Attempted a blindfold solve earlier and the finished cube looked like this:







At first I thought I'd just switched yellow+ white centres somehow, but that would also reverse red+orange or blue+green centres, and all the corners are correct relative to the centres... the only explanation I can think of is that I memoed the entire solve thinking white was on top when it was on bottom :\

Heh, any ideas at what happened?


----------



## fanwuq (May 22, 2008)

Nice solve! That's awesome. I think you memorized with wrong side up.


----------



## Stefan (May 22, 2008)

Chukk said:


> all the corners are correct relative to the centres


Um... what?


----------



## Mike Hughey (May 22, 2008)

I was about to congratulate you on being able to completely ignore the centers while doing BLD. But then I tried it myself and realized that if you start with the cube upside down (and with your expected front as the front - a z2 from your normal orientation), you wind up with just 4 centers wrong, and the rest of the cube solved. It's quite a challenge to do - try it! If you get it right, you'll have UDLR centers wrong, and the rest is solved.
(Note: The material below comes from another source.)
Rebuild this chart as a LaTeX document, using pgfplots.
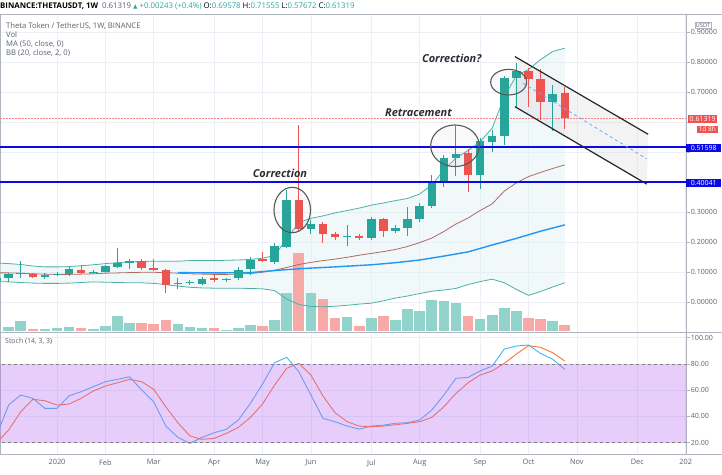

So it appears you paid attention somehow to the centers you saw (the LR centers, probably) while memorizing corners, but not while memorizing edges. Interesting.


----------



## Jude (May 22, 2008)

StefanPochmann said:


> Chukk said:
> 
> 
> > all the corners are correct relative to the centres
> ...


I mean correct relative to the F/B/L/R centres.. like, the Yellow/orange/green corner for example is with the green and orange faces, but since I had the cube upside-down (I normally solve with white on toP) they're incorrectly oriented (and with white instead of yellow)...

And yeah Mike, I'm not sure how I didn't notice that green was on the left not the right (I normally solve with white on top, orange on front.. this solve I solved with yellow on top and orange on front).. and for some reason paid attention to that but not the yellow and white centres... It's really confusing


----------